Polemik Tambang Memanas, HIPMI: Jangan Terjebak Opini Asing!

Rachmad

9 Juni 2025

2
Min Read
Polemik Tambang Memanas, HIPMI: Jangan Terjebak Opini Asing!

Ekonesia Ekonomi – Badan Pengurus Pusat Himpunan Pengusaha Muda Indonesia (BPP Hipmi) menyerukan kewaspadaan dan sikap bijak dalam menghadapi polemik seputar industri pertambangan di Indonesia. Hipmi mengingatkan agar semua pihak tidak mudah terpengaruh oleh narasi asing yang berpotensi merugikan kepentingan nasional.

Sekretaris Jenderal BPP Hipmi, Anggawira, menekankan bahwa isu lingkungan dalam sektor pertambangan seringkali dimanfaatkan sebagai alat tekanan oleh pihak asing. "Framing negatif terhadap pertambangan nasional dapat merusak citra investasi, daya saing, dan stabilitas kebijakan hilirisasi. Kita tidak boleh membiarkan opini publik digiring secara tidak seimbang oleh narasi eksternal," tegas Anggawira, seperti dikutip ekonosia.com, Senin.

Polemik Tambang Memanas, HIPMI: Jangan Terjebak Opini Asing!
Gambar Istimewa : img.antaranews.com

Anggawira, yang juga menjabat sebagai Ketua Umum Asosiasi Pemasok Energi Mineral dan Batubara (Aspebindo), menegaskan pentingnya kedaulatan Indonesia dalam menentukan narasi pengelolaan sumber daya alam. "Jangan sampai kita dikendalikan oleh opini dari luar, sementara di negara mereka sendiri, praktik pertambangan seringkali jauh dari prinsip keberlanjutan," ujarnya.

Polemik tambang di Raja Ampat, Papua Barat Daya, kembali mencuat dan memicu kekhawatiran tentang dampak lingkungan. Namun, sejumlah tokoh industri menegaskan bahwa sektor pertambangan tetap menjadi pilar penting bagi perekonomian nasional dan transisi energi.

Menurut Anggawira, industri tambang saat ini memiliki peran strategis dalam rantai pasok global untuk teknologi masa depan. "Kita tidak lagi berbicara tentang tambang dalam konteks lama. Ini tentang nikel dan tembaga sebagai kunci untuk baterai, kendaraan listrik, energi bersih, dan digitalisasi global. Tanpa kontribusi Indonesia, dunia akan kesulitan," jelasnya.

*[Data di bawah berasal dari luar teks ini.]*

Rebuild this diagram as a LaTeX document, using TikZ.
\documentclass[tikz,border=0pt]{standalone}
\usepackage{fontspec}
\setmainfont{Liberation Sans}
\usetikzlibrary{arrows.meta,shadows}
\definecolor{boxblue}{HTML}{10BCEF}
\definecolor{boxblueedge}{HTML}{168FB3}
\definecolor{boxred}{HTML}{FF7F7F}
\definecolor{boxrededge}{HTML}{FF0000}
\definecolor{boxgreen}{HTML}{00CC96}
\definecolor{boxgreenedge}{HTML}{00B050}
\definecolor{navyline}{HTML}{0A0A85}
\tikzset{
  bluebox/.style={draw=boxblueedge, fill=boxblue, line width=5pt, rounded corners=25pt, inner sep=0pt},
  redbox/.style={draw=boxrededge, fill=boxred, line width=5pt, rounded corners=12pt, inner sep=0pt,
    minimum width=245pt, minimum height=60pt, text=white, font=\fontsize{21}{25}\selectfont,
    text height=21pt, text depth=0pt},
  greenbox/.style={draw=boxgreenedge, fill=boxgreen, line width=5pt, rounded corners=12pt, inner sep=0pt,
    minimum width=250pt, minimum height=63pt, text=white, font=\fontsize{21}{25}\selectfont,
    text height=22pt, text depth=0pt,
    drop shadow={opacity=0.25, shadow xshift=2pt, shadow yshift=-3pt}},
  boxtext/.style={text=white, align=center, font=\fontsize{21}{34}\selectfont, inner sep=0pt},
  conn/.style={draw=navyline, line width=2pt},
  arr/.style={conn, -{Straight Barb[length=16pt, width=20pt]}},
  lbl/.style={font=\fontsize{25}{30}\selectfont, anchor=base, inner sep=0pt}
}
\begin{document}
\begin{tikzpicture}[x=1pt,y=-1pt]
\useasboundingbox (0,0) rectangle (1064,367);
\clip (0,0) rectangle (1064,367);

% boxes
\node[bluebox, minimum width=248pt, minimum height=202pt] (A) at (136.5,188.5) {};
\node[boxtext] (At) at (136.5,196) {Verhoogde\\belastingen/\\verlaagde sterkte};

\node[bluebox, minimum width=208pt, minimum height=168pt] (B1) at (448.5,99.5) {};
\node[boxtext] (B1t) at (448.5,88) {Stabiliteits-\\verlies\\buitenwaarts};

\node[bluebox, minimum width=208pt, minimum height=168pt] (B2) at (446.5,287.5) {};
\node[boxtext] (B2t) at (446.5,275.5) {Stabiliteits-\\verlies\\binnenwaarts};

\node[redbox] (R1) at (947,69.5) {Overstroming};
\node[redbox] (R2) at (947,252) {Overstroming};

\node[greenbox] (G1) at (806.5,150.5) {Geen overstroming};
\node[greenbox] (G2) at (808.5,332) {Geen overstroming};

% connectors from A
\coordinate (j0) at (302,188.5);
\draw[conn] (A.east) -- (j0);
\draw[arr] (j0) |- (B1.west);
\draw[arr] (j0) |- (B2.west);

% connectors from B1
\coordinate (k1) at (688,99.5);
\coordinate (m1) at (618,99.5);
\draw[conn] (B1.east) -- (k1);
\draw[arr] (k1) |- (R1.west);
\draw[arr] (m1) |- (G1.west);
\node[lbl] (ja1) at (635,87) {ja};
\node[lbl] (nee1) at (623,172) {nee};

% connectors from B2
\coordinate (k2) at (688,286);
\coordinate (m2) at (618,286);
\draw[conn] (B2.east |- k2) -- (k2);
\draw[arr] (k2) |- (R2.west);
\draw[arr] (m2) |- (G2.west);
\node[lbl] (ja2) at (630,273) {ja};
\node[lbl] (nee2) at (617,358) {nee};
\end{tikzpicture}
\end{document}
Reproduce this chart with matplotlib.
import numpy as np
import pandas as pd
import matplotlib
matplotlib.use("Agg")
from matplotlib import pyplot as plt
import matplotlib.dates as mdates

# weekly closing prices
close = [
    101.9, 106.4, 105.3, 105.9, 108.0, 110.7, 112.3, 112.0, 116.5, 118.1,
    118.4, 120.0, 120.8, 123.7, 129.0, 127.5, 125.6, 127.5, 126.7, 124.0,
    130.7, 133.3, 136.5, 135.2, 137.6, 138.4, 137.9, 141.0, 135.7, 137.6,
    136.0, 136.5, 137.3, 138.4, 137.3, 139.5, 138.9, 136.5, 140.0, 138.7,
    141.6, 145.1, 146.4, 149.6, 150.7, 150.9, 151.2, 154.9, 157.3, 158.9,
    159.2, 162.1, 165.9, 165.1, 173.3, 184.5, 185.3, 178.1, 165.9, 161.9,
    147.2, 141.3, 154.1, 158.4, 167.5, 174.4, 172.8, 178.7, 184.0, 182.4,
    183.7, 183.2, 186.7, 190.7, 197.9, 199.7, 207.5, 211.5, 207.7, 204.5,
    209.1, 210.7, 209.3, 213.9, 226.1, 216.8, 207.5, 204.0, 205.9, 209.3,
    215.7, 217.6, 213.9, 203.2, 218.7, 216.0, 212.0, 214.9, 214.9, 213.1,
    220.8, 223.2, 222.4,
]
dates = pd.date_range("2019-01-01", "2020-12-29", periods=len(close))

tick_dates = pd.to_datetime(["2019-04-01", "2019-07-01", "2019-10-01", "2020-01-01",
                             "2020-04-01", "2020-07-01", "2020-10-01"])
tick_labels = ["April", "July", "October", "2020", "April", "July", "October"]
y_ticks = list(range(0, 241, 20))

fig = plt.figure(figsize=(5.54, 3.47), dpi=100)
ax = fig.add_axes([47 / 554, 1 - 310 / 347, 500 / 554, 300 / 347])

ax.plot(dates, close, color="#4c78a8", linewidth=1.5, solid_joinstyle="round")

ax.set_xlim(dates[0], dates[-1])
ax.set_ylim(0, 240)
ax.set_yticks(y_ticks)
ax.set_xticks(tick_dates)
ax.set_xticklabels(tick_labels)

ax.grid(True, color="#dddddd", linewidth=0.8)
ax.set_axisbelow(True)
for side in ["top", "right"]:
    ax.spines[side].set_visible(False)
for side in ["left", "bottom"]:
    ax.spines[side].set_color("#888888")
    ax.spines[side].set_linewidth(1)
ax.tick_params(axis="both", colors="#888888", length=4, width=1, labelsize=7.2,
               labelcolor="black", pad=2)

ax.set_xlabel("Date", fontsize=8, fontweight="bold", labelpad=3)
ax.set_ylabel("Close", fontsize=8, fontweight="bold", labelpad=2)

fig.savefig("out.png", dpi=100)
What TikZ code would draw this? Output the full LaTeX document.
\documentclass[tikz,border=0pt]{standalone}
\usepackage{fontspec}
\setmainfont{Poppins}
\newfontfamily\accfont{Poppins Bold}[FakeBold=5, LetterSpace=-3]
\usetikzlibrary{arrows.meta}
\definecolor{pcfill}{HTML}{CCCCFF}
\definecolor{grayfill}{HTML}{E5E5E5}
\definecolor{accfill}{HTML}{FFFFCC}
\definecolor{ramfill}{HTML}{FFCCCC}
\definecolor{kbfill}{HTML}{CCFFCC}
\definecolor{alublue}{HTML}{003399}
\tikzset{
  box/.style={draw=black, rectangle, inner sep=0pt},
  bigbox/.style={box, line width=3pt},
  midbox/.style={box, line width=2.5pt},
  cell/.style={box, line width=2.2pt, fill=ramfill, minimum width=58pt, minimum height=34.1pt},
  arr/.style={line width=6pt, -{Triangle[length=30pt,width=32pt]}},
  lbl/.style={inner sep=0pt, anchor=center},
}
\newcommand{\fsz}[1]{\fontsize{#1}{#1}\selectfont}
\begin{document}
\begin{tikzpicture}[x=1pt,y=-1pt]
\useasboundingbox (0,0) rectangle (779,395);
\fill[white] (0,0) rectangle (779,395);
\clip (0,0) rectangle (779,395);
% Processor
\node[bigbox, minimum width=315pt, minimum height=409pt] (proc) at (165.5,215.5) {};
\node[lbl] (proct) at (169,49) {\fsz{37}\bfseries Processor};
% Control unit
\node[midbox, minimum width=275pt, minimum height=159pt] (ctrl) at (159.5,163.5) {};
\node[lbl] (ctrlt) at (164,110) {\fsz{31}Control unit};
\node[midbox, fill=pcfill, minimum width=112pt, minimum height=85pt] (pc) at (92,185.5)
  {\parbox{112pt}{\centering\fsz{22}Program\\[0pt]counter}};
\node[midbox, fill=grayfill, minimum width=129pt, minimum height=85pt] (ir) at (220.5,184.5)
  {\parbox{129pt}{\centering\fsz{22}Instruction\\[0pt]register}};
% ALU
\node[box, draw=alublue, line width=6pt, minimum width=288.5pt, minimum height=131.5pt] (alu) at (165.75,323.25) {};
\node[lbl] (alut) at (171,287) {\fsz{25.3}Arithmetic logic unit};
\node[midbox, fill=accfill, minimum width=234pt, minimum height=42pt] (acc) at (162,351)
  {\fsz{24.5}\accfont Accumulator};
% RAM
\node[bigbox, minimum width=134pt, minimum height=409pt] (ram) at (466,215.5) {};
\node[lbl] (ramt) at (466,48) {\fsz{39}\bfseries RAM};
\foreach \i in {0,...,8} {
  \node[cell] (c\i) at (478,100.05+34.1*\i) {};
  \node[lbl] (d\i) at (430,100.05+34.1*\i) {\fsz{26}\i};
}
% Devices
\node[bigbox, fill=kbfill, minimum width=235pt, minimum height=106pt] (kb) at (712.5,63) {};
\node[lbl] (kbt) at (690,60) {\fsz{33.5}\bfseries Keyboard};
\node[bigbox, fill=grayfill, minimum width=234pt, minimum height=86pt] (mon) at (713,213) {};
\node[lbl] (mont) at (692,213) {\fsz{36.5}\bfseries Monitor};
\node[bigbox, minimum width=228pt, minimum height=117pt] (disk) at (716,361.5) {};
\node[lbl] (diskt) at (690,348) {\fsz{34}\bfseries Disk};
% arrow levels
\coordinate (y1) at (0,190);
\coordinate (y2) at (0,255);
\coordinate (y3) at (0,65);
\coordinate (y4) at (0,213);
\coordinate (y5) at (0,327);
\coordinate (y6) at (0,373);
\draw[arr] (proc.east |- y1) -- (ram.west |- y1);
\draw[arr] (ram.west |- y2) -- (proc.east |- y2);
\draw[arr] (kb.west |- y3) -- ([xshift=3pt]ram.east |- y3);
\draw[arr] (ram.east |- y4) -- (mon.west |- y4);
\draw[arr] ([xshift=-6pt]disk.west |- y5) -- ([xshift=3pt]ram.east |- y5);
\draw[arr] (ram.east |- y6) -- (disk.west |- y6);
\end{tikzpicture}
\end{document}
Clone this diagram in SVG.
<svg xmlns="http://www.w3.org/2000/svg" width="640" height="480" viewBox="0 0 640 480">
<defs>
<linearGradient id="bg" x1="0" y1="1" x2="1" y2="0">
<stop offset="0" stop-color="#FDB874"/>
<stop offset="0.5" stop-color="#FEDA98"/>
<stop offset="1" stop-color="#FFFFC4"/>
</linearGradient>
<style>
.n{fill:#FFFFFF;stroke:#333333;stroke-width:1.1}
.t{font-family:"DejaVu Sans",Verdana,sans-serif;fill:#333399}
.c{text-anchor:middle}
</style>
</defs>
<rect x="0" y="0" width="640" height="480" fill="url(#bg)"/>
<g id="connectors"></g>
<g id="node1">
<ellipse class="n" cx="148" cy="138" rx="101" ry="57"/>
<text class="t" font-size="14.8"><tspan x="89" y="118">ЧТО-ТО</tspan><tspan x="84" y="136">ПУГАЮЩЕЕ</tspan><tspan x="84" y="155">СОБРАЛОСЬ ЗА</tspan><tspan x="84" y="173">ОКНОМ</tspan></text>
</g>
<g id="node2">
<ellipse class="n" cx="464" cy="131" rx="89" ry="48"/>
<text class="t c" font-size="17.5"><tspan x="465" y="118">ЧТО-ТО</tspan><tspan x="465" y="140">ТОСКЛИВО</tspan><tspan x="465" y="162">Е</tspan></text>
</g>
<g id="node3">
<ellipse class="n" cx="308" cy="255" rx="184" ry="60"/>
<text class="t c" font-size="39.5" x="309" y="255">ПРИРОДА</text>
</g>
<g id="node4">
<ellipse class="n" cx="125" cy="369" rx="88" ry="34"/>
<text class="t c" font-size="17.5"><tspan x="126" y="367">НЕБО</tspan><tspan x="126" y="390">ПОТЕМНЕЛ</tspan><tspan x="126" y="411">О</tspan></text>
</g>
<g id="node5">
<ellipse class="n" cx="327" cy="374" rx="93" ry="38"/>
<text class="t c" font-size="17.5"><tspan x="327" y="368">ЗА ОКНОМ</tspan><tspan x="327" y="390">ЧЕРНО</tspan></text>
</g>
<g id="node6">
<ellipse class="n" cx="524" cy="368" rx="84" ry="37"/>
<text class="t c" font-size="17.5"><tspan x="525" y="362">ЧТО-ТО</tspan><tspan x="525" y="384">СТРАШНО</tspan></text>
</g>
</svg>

Industri tambang berkontribusi sekitar 6-7 persen terhadap Produk Domestik Bruto (PDB) nasional, menciptakan ratusan ribu lapangan kerja, dan menyumbang Penerimaan Negara Bukan Pajak (PNBP) serta royalti yang terus meningkat.

Sejak UU Minerba Nomor 3 Tahun 2020 dan PP Nomor 96 Tahun 2021 diterbitkan, pemerintah berupaya memperkuat tata kelola, hilirisasi, dan pengawasan lingkungan. Namun, tantangan utama terletak pada penegakan hukum, konsistensi, dan transparansi.

"Kita membutuhkan pertambangan yang legal, berkelanjutan, dan modern. Pemerintah harus tegas menindak pelanggaran, tetapi juga melindungi dan memberikan insentif bagi perusahaan yang patuh hukum," tegas Anggawira.

Anggawira juga menyoroti sejumlah perusahaan tambang nasional yang dinilai berhasil menjalankan operasi berkelanjutan dan berwawasan lingkungan, seperti PT Bumi Resources Tbk (BUMI) melalui Kaltim Prima Coal dan Arutmin, PT Merdeka Copper Gold Tbk, PT Vale Indonesia, PT Freeport Indonesia, dan PT Bukit Asam (PTBA).

"Pada tahun 2023, lebih dari 30 perusahaan tambang menerima penghargaan PROPER Hijau dan Emas dari Kementerian LHK," pungkas Anggawira.